But the comparatively powerful GPT-4, which debuted in March, required a more comprehensive library of books, allegedly including many copyright-protected projects, to train, per the plaintiffs.
“There is no other way OpenAI could have obtained the volume of books required to ‘train’ a powerful LLM [large language model] like GPT-4,” the plaintiffs claim of the AI platform’s potential utilization of “very large sources of pirated ebooks.”
Also in support of their position, the litigating authors point to OpenAI’s alleged acknowledgement of its use of protected text to train ChatGPT and the chatbot’s in-depth novel summaries (which purportedly encompass “details not available in reviews and other publicly available material”). Driving home the point, the complaint even features ChatGPT’s comments on the matter.
“‘It is possible that some of the books used to train me were under copyright,’” ChatGPT is said to have responded to a related question in January of 2023. “‘However, my training data was sourced from various publicly available sources on the internet, and it is likely that some of the books included in my training dataset were not authorized to be used.’”
From there, the straightforward suit describes at length AI’s devastating impact on the writing community (including resulting financial hardship and professional obstacles) while underscoring protected works’ significant role within OpenAI’s well-known platform.

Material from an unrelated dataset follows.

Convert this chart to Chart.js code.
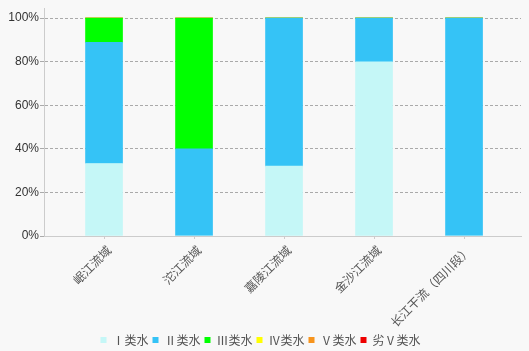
<!DOCTYPE html>
<html>
<head>
<meta charset="utf-8">
<script src="https://cdn.jsdelivr.net/npm/chart.js@4/dist/chart.umd.min.js"></script>
<style>
    html, body { margin: 0; padding: 0; background: #f8f8f8; }
    #wrap { width: 529px; height: 351px; }
</style>
</head>
<body>
<div id="wrap"><canvas id="chart"></canvas></div>
<script>
// basins along the x axis
const basins = ["岷江流域", "沱江流域", "嘉陵江流域", "金沙江流域", "长江干流（四川段）"];

// share of sections per water quality class (%)
const class1 = [33.3, 0, 32.1, 80, 0];
const class2 = [55.6, 40, 67.9, 20, 100];
const class3 = [11.1, 60, 0, 0, 0];
const class4 = [0, 0, 0, 0, 0];
const class5 = [0, 0, 0, 0, 0];
const classWorse5 = [0, 0, 0, 0, 0];

const yTicks = [0, 20, 40, 60, 80, 100];

const CJK = "'Noto Sans CJK SC', sans-serif";

function toPoints(values) {
    return values.map((v, i) => ({ x: i, y: v }));
}

function makeSet(label, values, color) {
    return {
        label,
        data: toPoints(values),
        backgroundColor: color,
        borderWidth: 0,
        barThickness: 37
    };
}

new Chart(document.getElementById("chart"), {
    type: "bar",
    data: {
        datasets: [
            makeSet("Ⅰ类水", class1, "#c5f7f7"),
            makeSet("Ⅱ类水", class2, "#35c3f6"),
            makeSet("Ⅲ类水", class3, "#00ff00"),
            makeSet("Ⅳ类水", class4, "#ffff00"),
            makeSet("Ⅴ类水", class5, "#f7941d"),
            makeSet("劣Ⅴ类水", classWorse5, "#ee0000")
        ]
    },
    options: {
        responsive: true,
        maintainAspectRatio: false,
        animation: false,
        layout: { padding: { left: 0, right: 8, top: 0, bottom: -5 } },
        plugins: {
            tooltip: { enabled: false },
            legend: {
                position: "bottom",
                labels: {
                    boxWidth: 6,
                    boxHeight: 6,
                    padding: 4,
                    color: "#555",
                    font: { family: CJK, size: 12 }
                }
            }
        },
        scales: {
            x: {
                type: "linear",
                stacked: true,
                offset: false,
                min: -0.667,
                max: 4.633,
                afterBuildTicks: (scale) => {
                    scale.ticks = basins.map((_, i) => ({ value: i }));
                },
                afterFit: (scale) => { scale.height = 94; },
                ticks: {
                    autoSkip: false,
                    minRotation: 45,
                    maxRotation: 45,
                    padding: 4,
                    labelOffset: 5,
                    color: "#555",
                    font: { family: CJK, size: 12 },
                    callback: (value) => basins[value]
                },
                grid: {
                    offset: false,
                    drawOnChartArea: false,
                    tickLength: 3,
                    color: "#ccc"
                },
                border: { color: "#ccc", width: 1 }
            },
            y: {
                stacked: true,
                min: 0,
                max: 104.57,
                afterBuildTicks: (scale) => {
                    scale.ticks = yTicks.map((v) => ({ value: v }));
                },
                afterFit: (scale) => { scale.width = 44; },
                ticks: {
                    padding: 1,
                    color: "#333",
                    font: { family: "'Liberation Sans', Arial, sans-serif", size: 12 },
                    callback: (value) => value + "%"
                },
                grid: {
                    color: "#aaa",
                    tickLength: 4
                },
                border: { color: "#ccc", width: 1, dash: [3, 2] }
            }
        }
    }
});
</script>
</body>
</html>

“In short, the success and profitability of OpenAI are predicated on mass copyright infringement without a word of permission from or a nickel of compensation to copyright owners,” the action spells out, indicating also that OpenAI has made the filing authors “unwilling accomplices in their own replacement.”
Regarding the complaint’s precise scope, the plaintiffs are looking to secure class certification – thereby opening up the action to the many other stateside authors who have copyrighted (or obtained the rights to) a work of fiction, sold north of 5,000 copies, and seen the writing used in ChatGPT’s training process.
And for OpenAI’s alleged direct, vicarious, and contributory copyright infringement, the suit is seeking sizable damages (including a portion of the profits deriving from the alleged IP theft) and an injunction preventing the use of protected works to train “large language models without express authorization.”
Late last month, OpenAI moved to dismiss the majority of Sarah Silverman’s aforementioned claims, which allege not only copyright infringement but violations of the Digital Millennium Copyright Act and California law as well.